Avec le combat de Caïn et d'Abel — deux frères, dont l'un était l'agresseur et l'autre la victime — commença l'histoire des batailles et des guerres ; histoire de sang et de larmes ; histoire de destructions et de mort.

Pour la possession d'une grotte ou d'un fleuve, pour s'emparer d'un bois ou pour le vol de têtes de bétail, les hommes des cavernes se combattirent ; puis ce furent des visées différentes et plus complexes qui causèrent les chocs ; jusqu'à l'envie effrénée de domination, jusqu'à la volonté perverse de subvertir tout ordre, de fouler aux pieds toute valeur humaine et divine. Tout d'abord ce fut une lutte d'homme à homme ; puis une bataille entre tribus ; ensuite une guerre entre diverses cités. Aujourd'hui la lutte ne se circonscrit pas aux combats entre des masses d'hommes armés, mais elle s'élargit jusqu'à devenir un conflit entre des peuples, dans lequel sont mobilisées toutes les énergies physiques et morales, toutes les ressources économiques et industrielles. Il n'y a plus de champ de bataille limité ; tout le territoire de l'Etat est territoire de guerre, et les armes prêtes à servir sont d'une puissance inimaginable. Le problème de la défense nationale prend donc une importance de plus en plus grande, égale à la complexité et à la difficulté de sa solution. C'est pour cela qu'aucune nation, qui veut pourvoir, comme c'est son droit et son devoir imprescriptibles, à la sécurité de ses frontières, ne peut se passer d'une armée proportionnée à ses besoins, à laquelle ne manque rien de ce qu'exige une action hardie, prompte et vigoureuse pour défendre la patrie, si elle était injustement menacée et attaquée.

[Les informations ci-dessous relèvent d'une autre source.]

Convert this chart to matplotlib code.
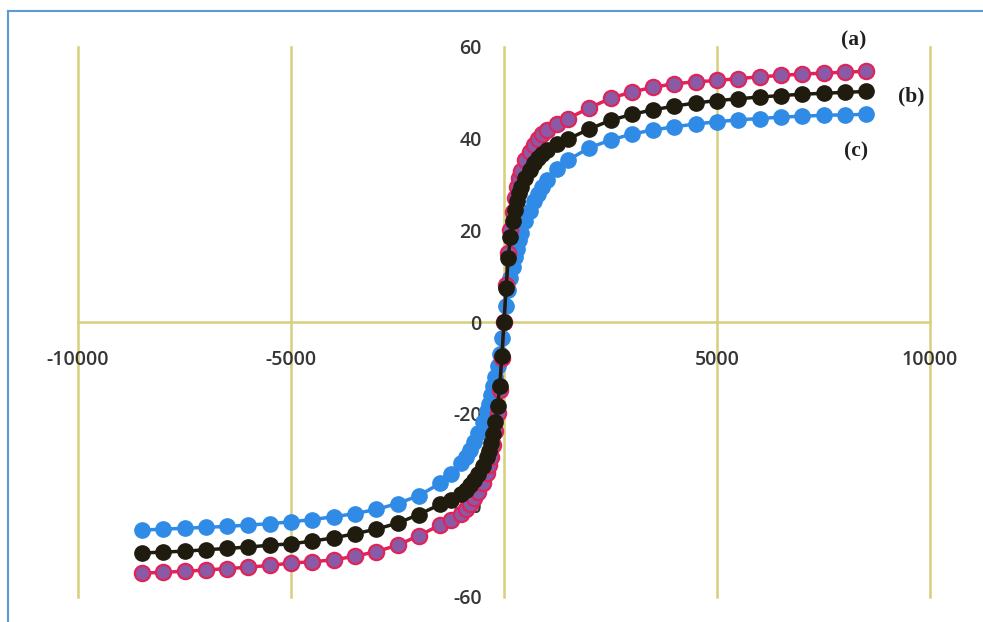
import matplotlib
matplotlib.use("Agg")
import matplotlib.pyplot as plt
from matplotlib.lines import Line2D

plt.rcParams['axes.unicode_minus'] = False

# applied field (Oe)
field = [-8500, -8000, -7500, -7000, -6500, -6000, -5500, -5000, -4500, -4000,
         -3500, -3000, -2500, -2000, -1500, -1250, -1000, -900, -800, -700,
         -600, -500, -400, -350, -300, -250, -200, -150, -100, -50,
         0, 50, 100, 150, 200, 250, 300, 350, 400, 500,
         600, 700, 800, 900, 1000, 1250, 1500, 2000, 2500, 3000,
         3500, 4000, 4500, 5000, 5500, 6000, 6500, 7000, 7500, 8000, 8500]

# magnetisation (emu/g)
mag_a = [-54.8, -54.6, -54.4, -54.1, -53.8, -53.5, -53.1, -52.6, -52.3, -51.9,
         -51.1, -50.1, -48.7, -46.6, -44.3, -43.2, -41.8, -40.9, -39.8, -38.5,
         -37.0, -35.2, -32.9, -31.3, -29.4, -26.9, -23.8, -19.8, -14.8, -7.9,
         0.0, 8.0, 15.0, 20.0, 24.0, 27.0, 29.5, 31.4, 33.0, 35.3,
         37.1, 38.6, 39.9, 41.0, 41.9, 43.3, 44.4, 46.7, 48.8, 50.2,
         51.2, 52.0, 52.4, 52.7, 53.1, 53.5, 53.8, 54.1, 54.3, 54.5, 54.7]
mag_b = [-50.4, -50.2, -50.0, -49.7, -49.4, -49.1, -48.7, -48.4, -47.8, -47.1,
         -46.2, -45.2, -43.9, -42.0, -39.8, -38.8, -37.5, -36.6, -35.6, -34.5,
         -33.1, -31.4, -29.4, -28.1, -26.4, -24.4, -21.9, -18.4, -13.9, -7.4,
         0.0, 7.5, 14.0, 18.5, 22.0, 24.5, 26.5, 28.2, 29.5, 31.5,
         33.2, 34.6, 35.7, 36.7, 37.6, 38.9, 39.9, 42.1, 44.0, 45.3,
         46.3, 47.1, 47.8, 48.3, 48.7, 49.1, 49.4, 49.7, 49.9, 50.1, 50.3]
mag_c = [-45.4, -45.2, -45.0, -44.8, -44.6, -44.3, -44.0, -43.6, -43.1, -42.5,
         -41.8, -40.9, -39.6, -37.9, -35.2, -33.2, -30.8, -29.4, -27.9, -26.2,
         -24.2, -21.9, -19.4, -17.8, -15.9, -14.0, -11.9, -9.5, -6.9, -3.4,
         0.0, 3.5, 7.0, 9.6, 12.0, 14.1, 16.0, 17.9, 19.5, 22.0,
         24.3, 26.3, 28.0, 29.5, 30.9, 33.3, 35.3, 38.0, 39.7, 41.0,
         41.9, 42.6, 43.2, 43.7, 44.1, 44.4, 44.7, 44.9, 45.1, 45.2, 45.3]

x_ticks = [-10000, -5000, 5000, 10000]
y_ticks = [-60, -40, -20, 0, 20, 40, 60]
labels = ['(a)', '(b)', '(c)']
label_pos = [(8215, 61.4), (9550, 49.3), (8260, 37.3)]

grid_col = '#d6d07c'
tick_col = '#363636'

fig = plt.figure(figsize=(9.83, 6.22), dpi=100)
ax = fig.add_axes([78 / 983, 25 / 622, 852 / 983, 550 / 622])
ax.set_xlim(-10000, 10000)
ax.set_ylim(-60, 60)

for x in [-10000, -5000, 0, 5000, 10000]:
    ax.axvline(x, color=grid_col, lw=1.8, zorder=1, clip_on=False)
ax.axhline(0, color=grid_col, lw=1.8, zorder=1, clip_on=False)

ax.plot(field, mag_c, color='#2f8be6', lw=2.5, marker='o', ms=11,
        mfc='#2f8be6', mec='#2f8be6', zorder=3)
ax.plot(field, mag_a, color='#e0245a', lw=2.5, marker='o', ms=11,
        mfc='#8a5aa6', mec='#e0245a', mew=1.6, zorder=4)
ax.plot(field, mag_b, color='#1f1c0f', lw=2.5, marker='o', ms=11,
        mfc='#1f1c0f', mec='#1f1c0f', zorder=5)

for spine in ax.spines.values():
    spine.set_visible(False)
ax.spines['left'].set_position(('data', 0))
ax.spines['bottom'].set_position(('data', 0))

ax.set_xticks(x_ticks)
ax.set_xticklabels([str(v) for v in x_ticks])
ax.set_yticks(y_ticks)
ax.set_yticklabels([str(v) for v in y_ticks])
ax.tick_params(axis='x', length=0, pad=20, labelsize=14, labelcolor=tick_col)
ax.tick_params(axis='y', length=0, pad=16, labelsize=14, labelcolor=tick_col)
for t in ax.get_xticklabels() + ax.get_yticklabels():
    t.set_fontfamily('Open Sans')
    t.set_fontweight('semibold')

for lab, (lx, ly) in zip(labels, label_pos):
    ax.text(lx, ly, lab, ha='center', va='center', fontsize=15.5,
            fontweight='bold', family='Liberation Serif', color='#202020',
            zorder=6)

# thin blue frame on the left and top edges
fig.add_artist(Line2D([8 / 983, 8 / 983], [0, 1 - 11 / 622],
                      transform=fig.transFigure, color='#5b9bd5', lw=1.5))
fig.add_artist(Line2D([8 / 983, 1], [1 - 11 / 622, 1 - 11 / 622],
                      transform=fig.transFigure, color='#5b9bd5', lw=1.5))

fig.savefig('out.png', dpi=100)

Il n'y a point d'homme honnête qui puisse douter aujourd'hui de la volonté de paix qui anime l'Italie. Mais si tous les peuples aspirent indistinctement à la paix, ceux qui dirigent le sort de ces peuples peuvent, aujourd'hui comme hier, devenir la proie de passions aveugles et insensées et déclencher encore une fois — ce qu'à Dieu ne plaise — d'immenses conflits.

L'Italie doit donc avoir son armée, qui sera contraire à toute agression injuste, mais se tiendra prête, par son état d'esprit, par sa préparation technique et par le nombre et la qualité de ses armes, à toute action nécessaire et opportune de défense.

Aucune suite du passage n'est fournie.